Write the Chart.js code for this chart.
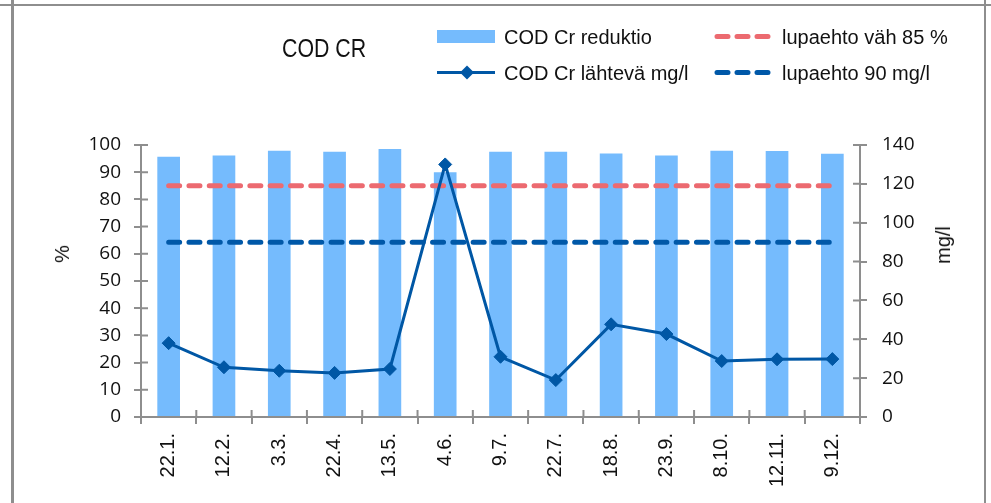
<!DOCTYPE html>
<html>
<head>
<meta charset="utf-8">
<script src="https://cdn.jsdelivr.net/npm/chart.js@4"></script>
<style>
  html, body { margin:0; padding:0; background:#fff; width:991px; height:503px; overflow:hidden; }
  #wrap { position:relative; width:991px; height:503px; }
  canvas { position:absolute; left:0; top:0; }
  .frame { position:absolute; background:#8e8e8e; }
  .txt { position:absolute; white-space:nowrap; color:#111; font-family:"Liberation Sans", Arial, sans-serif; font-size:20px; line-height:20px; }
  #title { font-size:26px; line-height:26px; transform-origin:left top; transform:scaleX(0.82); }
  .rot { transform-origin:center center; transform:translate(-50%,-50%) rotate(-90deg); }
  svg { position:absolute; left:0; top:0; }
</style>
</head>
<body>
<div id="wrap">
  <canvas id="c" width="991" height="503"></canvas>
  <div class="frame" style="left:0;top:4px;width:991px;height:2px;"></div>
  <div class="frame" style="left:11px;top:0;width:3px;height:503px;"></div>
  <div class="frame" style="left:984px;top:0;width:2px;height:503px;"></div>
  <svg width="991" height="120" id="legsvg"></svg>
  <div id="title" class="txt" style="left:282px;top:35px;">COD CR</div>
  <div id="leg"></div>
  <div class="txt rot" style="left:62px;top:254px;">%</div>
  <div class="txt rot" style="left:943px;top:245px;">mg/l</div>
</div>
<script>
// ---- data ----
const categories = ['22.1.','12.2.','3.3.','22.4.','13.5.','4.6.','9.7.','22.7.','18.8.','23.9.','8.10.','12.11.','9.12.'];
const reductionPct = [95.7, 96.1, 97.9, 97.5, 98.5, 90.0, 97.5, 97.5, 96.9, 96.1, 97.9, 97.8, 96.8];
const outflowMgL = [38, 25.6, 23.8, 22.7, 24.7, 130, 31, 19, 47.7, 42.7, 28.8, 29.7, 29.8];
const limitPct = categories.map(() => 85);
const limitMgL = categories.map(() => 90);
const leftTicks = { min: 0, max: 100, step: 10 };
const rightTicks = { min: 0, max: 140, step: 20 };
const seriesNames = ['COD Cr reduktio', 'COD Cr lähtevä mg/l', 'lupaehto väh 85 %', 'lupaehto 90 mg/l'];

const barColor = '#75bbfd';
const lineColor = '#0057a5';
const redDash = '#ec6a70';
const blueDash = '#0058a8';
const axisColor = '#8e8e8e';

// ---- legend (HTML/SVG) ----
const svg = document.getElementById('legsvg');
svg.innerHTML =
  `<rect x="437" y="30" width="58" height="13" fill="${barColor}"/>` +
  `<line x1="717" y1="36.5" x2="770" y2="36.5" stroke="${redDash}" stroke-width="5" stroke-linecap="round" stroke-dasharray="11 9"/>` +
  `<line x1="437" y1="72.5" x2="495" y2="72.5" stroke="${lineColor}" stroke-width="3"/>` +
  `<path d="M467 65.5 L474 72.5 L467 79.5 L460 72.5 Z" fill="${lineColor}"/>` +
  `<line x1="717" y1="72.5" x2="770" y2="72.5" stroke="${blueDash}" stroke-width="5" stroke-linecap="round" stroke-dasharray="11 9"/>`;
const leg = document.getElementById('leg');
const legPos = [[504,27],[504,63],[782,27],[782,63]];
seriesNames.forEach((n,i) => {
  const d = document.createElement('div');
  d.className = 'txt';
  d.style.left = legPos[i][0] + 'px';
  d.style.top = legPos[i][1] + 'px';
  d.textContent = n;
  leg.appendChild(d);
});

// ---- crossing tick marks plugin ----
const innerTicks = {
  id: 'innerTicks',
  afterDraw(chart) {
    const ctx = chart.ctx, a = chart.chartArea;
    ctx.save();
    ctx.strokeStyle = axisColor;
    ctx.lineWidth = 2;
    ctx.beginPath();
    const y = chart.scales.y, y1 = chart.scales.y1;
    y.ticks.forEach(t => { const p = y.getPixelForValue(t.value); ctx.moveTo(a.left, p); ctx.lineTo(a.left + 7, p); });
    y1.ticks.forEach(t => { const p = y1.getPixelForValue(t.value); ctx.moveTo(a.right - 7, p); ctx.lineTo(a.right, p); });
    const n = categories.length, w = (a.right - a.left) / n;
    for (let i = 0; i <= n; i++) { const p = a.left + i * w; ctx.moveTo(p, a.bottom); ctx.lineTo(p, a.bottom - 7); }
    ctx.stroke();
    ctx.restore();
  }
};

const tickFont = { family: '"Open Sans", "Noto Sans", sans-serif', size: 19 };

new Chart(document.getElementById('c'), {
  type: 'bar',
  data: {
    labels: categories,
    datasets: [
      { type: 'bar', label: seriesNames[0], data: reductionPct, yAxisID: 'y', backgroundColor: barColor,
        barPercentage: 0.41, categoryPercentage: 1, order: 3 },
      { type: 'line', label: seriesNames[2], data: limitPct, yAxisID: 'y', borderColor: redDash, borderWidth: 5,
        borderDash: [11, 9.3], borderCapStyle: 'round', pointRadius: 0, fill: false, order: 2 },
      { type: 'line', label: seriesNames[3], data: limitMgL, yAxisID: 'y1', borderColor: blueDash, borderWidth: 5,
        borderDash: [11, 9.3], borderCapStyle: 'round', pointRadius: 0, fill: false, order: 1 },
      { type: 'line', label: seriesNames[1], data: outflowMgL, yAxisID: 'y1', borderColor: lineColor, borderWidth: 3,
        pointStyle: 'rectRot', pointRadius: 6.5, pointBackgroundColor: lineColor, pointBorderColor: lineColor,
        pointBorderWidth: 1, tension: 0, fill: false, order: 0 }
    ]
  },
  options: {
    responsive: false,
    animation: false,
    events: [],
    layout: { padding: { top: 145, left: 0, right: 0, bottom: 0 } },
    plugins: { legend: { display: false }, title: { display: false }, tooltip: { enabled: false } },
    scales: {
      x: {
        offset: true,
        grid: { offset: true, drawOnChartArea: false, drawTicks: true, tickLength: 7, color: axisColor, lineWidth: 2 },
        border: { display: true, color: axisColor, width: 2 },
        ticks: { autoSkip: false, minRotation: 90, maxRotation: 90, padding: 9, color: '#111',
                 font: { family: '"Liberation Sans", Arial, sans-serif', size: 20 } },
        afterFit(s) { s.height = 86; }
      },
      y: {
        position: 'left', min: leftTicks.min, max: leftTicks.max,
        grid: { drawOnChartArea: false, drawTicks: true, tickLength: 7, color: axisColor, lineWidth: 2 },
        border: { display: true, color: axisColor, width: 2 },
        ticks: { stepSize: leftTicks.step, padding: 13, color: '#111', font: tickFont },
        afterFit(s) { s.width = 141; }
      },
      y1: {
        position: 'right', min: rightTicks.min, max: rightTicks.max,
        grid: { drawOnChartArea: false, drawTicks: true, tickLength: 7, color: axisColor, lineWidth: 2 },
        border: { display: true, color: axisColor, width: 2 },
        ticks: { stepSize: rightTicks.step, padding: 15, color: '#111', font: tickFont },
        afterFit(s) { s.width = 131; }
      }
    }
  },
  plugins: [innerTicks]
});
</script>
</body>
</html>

════════════════

**Your objective:** Repeat the lines above exactly, and keep every picture out.

**Written reply:**
Write the Chart.js code for this chart.
<!DOCTYPE html>
<html>
<head>
<meta charset="utf-8">
<script src="https://cdn.jsdelivr.net/npm/chart.js@4"></script>
<style>
  html, body { margin:0; padding:0; background:#fff; width:991px; height:503px; overflow:hidden; }
  #wrap { position:relative; width:991px; height:503px; }
  canvas { position:absolute; left:0; top:0; }
  .frame { position:absolute; background:#8e8e8e; }
  .txt { position:absolute; white-space:nowrap; color:#111; font-family:"Liberation Sans", Arial, sans-serif; font-size:20px; line-height:20px; }
  #title { font-size:26px; line-height:26px; transform-origin:left top; transform:scaleX(0.82); }
  .rot { transform-origin:center center; transform:translate(-50%,-50%) rotate(-90deg); }
  svg { position:absolute; left:0; top:0; }
</style>
</head>
<body>
<div id="wrap">
  <canvas id="c" width="991" height="503"></canvas>
  <div class="frame" style="left:0;top:4px;width:991px;height:2px;"></div>
  <div class="frame" style="left:11px;top:0;width:3px;height:503px;"></div>
  <div class="frame" style="left:984px;top:0;width:2px;height:503px;"></div>
  <svg width="991" height="120" id="legsvg"></svg>
  <div id="title" class="txt" style="left:282px;top:35px;">COD CR</div>
  <div id="leg"></div>
  <div class="txt rot" style="left:62px;top:254px;">%</div>
  <div class="txt rot" style="left:943px;top:245px;">mg/l</div>
</div>
<script>
// ---- data ----
const categories = ['22.1.','12.2.','3.3.','22.4.','13.5.','4.6.','9.7.','22.7.','18.8.','23.9.','8.10.','12.11.','9.12.'];
const reductionPct = [95.7, 96.1, 97.9, 97.5, 98.5, 90.0, 97.5, 97.5, 96.9, 96.1, 97.9, 97.8, 96.8];
const outflowMgL = [38, 25.6, 23.8, 22.7, 24.7, 130, 31, 19, 47.7, 42.7, 28.8, 29.7, 29.8];
const limitPct = categories.map(() => 85);
const limitMgL = categories.map(() => 90);
const leftTicks = { min: 0, max: 100, step: 10 };
const rightTicks = { min: 0, max: 140, step: 20 };
const seriesNames = ['COD Cr reduktio', 'COD Cr lähtevä mg/l', 'lupaehto väh 85 %', 'lupaehto 90 mg/l'];

const barColor = '#75bbfd';
const lineColor = '#0057a5';
const redDash = '#ec6a70';
const blueDash = '#0058a8';
const axisColor = '#8e8e8e';

// ---- legend (HTML/SVG) ----
const svg = document.getElementById('legsvg');
svg.innerHTML =
  `<rect x="437" y="30" width="58" height="13" fill="${barColor}"/>` +
  `<line x1="717" y1="36.5" x2="770" y2="36.5" stroke="${redDash}" stroke-width="5" stroke-linecap="round" stroke-dasharray="11 9"/>` +
  `<line x1="437" y1="72.5" x2="495" y2="72.5" stroke="${lineColor}" stroke-width="3"/>` +
  `<path d="M467 65.5 L474 72.5 L467 79.5 L460 72.5 Z" fill="${lineColor}"/>` +
  `<line x1="717" y1="72.5" x2="770" y2="72.5" stroke="${blueDash}" stroke-width="5" stroke-linecap="round" stroke-dasharray="11 9"/>`;
const leg = document.getElementById('leg');
const legPos = [[504,27],[504,63],[782,27],[782,63]];
seriesNames.forEach((n,i) => {
  const d = document.createElement('div');
  d.className = 'txt';
  d.style.left = legPos[i][0] + 'px';
  d.style.top = legPos[i][1] + 'px';
  d.textContent = n;
  leg.appendChild(d);
});

// ---- crossing tick marks plugin ----
const innerTicks = {
  id: 'innerTicks',
  afterDraw(chart) {
    const ctx = chart.ctx, a = chart.chartArea;
    ctx.save();
    ctx.strokeStyle = axisColor;
    ctx.lineWidth = 2;
    ctx.beginPath();
    const y = chart.scales.y, y1 = chart.scales.y1;
    y.ticks.forEach(t => { const p = y.getPixelForValue(t.value); ctx.moveTo(a.left, p); ctx.lineTo(a.left + 7, p); });
    y1.ticks.forEach(t => { const p = y1.getPixelForValue(t.value); ctx.moveTo(a.right - 7, p); ctx.lineTo(a.right, p); });
    const n = categories.length, w = (a.right - a.left) / n;
    for (let i = 0; i <= n; i++) { const p = a.left + i * w; ctx.moveTo(p, a.bottom); ctx.lineTo(p, a.bottom - 7); }
    ctx.stroke();
    ctx.restore();
  }
};

const tickFont = { family: '"Open Sans", "Noto Sans", sans-serif', size: 19 };

new Chart(document.getElementById('c'), {
  type: 'bar',
  data: {
    labels: categories,
    datasets: [
      { type: 'bar', label: seriesNames[0], data: reductionPct, yAxisID: 'y', backgroundColor: barColor,
        barPercentage: 0.41, categoryPercentage: 1, order: 3 },
      { type: 'line', label: seriesNames[2], data: limitPct, yAxisID: 'y', borderColor: redDash, borderWidth: 5,
        borderDash: [11, 9.3], borderCapStyle: 'round', pointRadius: 0, fill: false, order: 2 },
      { type: 'line', label: seriesNames[3], data: limitMgL, yAxisID: 'y1', borderColor: blueDash, borderWidth: 5,
        borderDash: [11, 9.3], borderCapStyle: 'round', pointRadius: 0, fill: false, order: 1 },
      { type: 'line', label: seriesNames[1], data: outflowMgL, yAxisID: 'y1', borderColor: lineColor, borderWidth: 3,
        pointStyle: 'rectRot', pointRadius: 6.5, pointBackgroundColor: lineColor, pointBorderColor: lineColor,
        pointBorderWidth: 1, tension: 0, fill: false, order: 0 }
    ]
  },
  options: {
    responsive: false,
    animation: false,
    events: [],
    layout: { padding: { top: 145, left: 0, right: 0, bottom: 0 } },
    plugins: { legend: { display: false }, title: { display: false }, tooltip: { enabled: false } },
    scales: {
      x: {
        offset: true,
        grid: { offset: true, drawOnChartArea: false, drawTicks: true, tickLength: 7, color: axisColor, lineWidth: 2 },
        border: { display: true, color: axisColor, width: 2 },
        ticks: { autoSkip: false, minRotation: 90, maxRotation: 90, padding: 9, color: '#111',
                 font: { family: '"Liberation Sans", Arial, sans-serif', size: 20 } },
        afterFit(s) { s.height = 86; }
      },
      y: {
        position: 'left', min: leftTicks.min, max: leftTicks.max,
        grid: { drawOnChartArea: false, drawTicks: true, tickLength: 7, color: axisColor, lineWidth: 2 },
        border: { display: true, color: axisColor, width: 2 },
        ticks: { stepSize: leftTicks.step, padding: 13, color: '#111', font: tickFont },
        afterFit(s) { s.width = 141; }
      },
      y1: {
        position: 'right', min: rightTicks.min, max: rightTicks.max,
        grid: { drawOnChartArea: false, drawTicks: true, tickLength: 7, color: axisColor, lineWidth: 2 },
        border: { display: true, color: axisColor, width: 2 },
        ticks: { stepSize: rightTicks.step, padding: 15, color: '#111', font: tickFont },
        afterFit(s) { s.width = 131; }
      }
    }
  },
  plugins: [innerTicks]
});
</script>
</body>
</html>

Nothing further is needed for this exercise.